1.     Secretaries: Secretaries run the administration of a legal team - from the partner’s diary to the bills at the end of each month which allows the firm to be paid. 

2.     Receptionist: the person who greets the clients on the firm’s client level floor.

3.     Word Processors: WPs are professional typists who type up and amend documents in accordance with your instructions (some work overnight).

4.     HR: Human Resources (sometimes called People & Development or similar) assist with recruitment, pay, performance reviews, promotions, and other employee issues and concerns.

5.     IT: particularly important for allowing a law firm to run, as without email, precedents (i.e. template contracts and documents), document management systems, matter management systems, e-discovery, data rooms and that all important time-billing software (which allows you to bill in 6 minute increments - yay), law firm life would involve a lot of manual handling. A lot of firms are embracing legal technology in ways we haven’t seen before including contract automation and chat bots.

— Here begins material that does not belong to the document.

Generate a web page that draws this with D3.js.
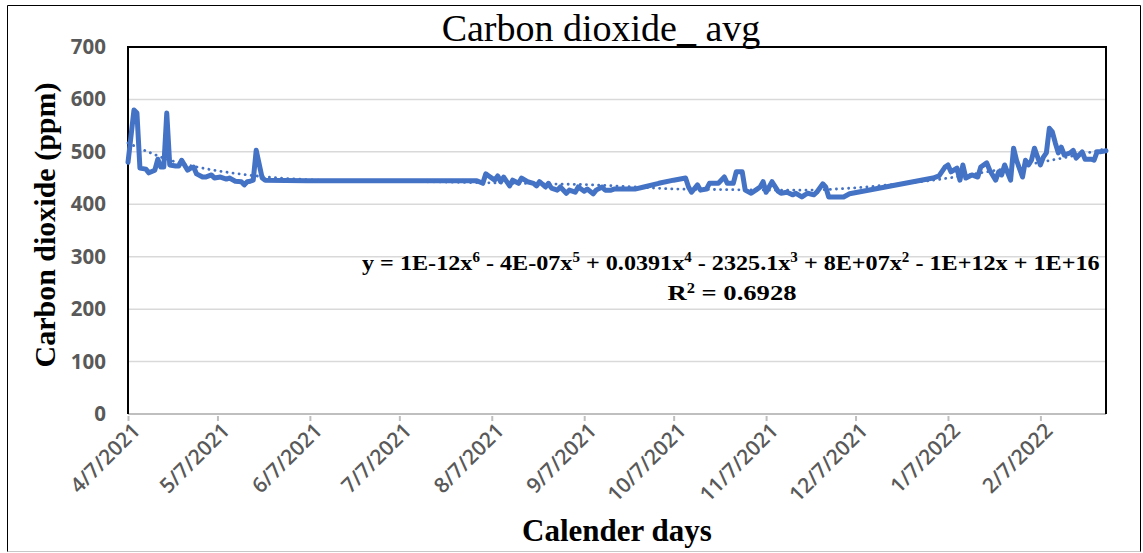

6.     Finance: they run the finances of the law firm, assist with determining the charge out rates, and run the financial reports including the balance sheet, profit and loss statements and budgeting.

7.     Communications/Events: this team organises the firm’s internal and client events and also how the firm is viewed externally.

8.     Business Development teams: help the legal teams to pitch (and win) client work.

9.     Shared services: incorporates the mailroom (which is important for couriering legal documents) and other services that keep everything going within the law firm.

10.  Chefs/waitstaff: keeps the clients and lawyers caffeinated during meetings and keeps the late-working lawyers fed (some firms have their own fully staffed kitchen who cook dinner for those needing to stay back late).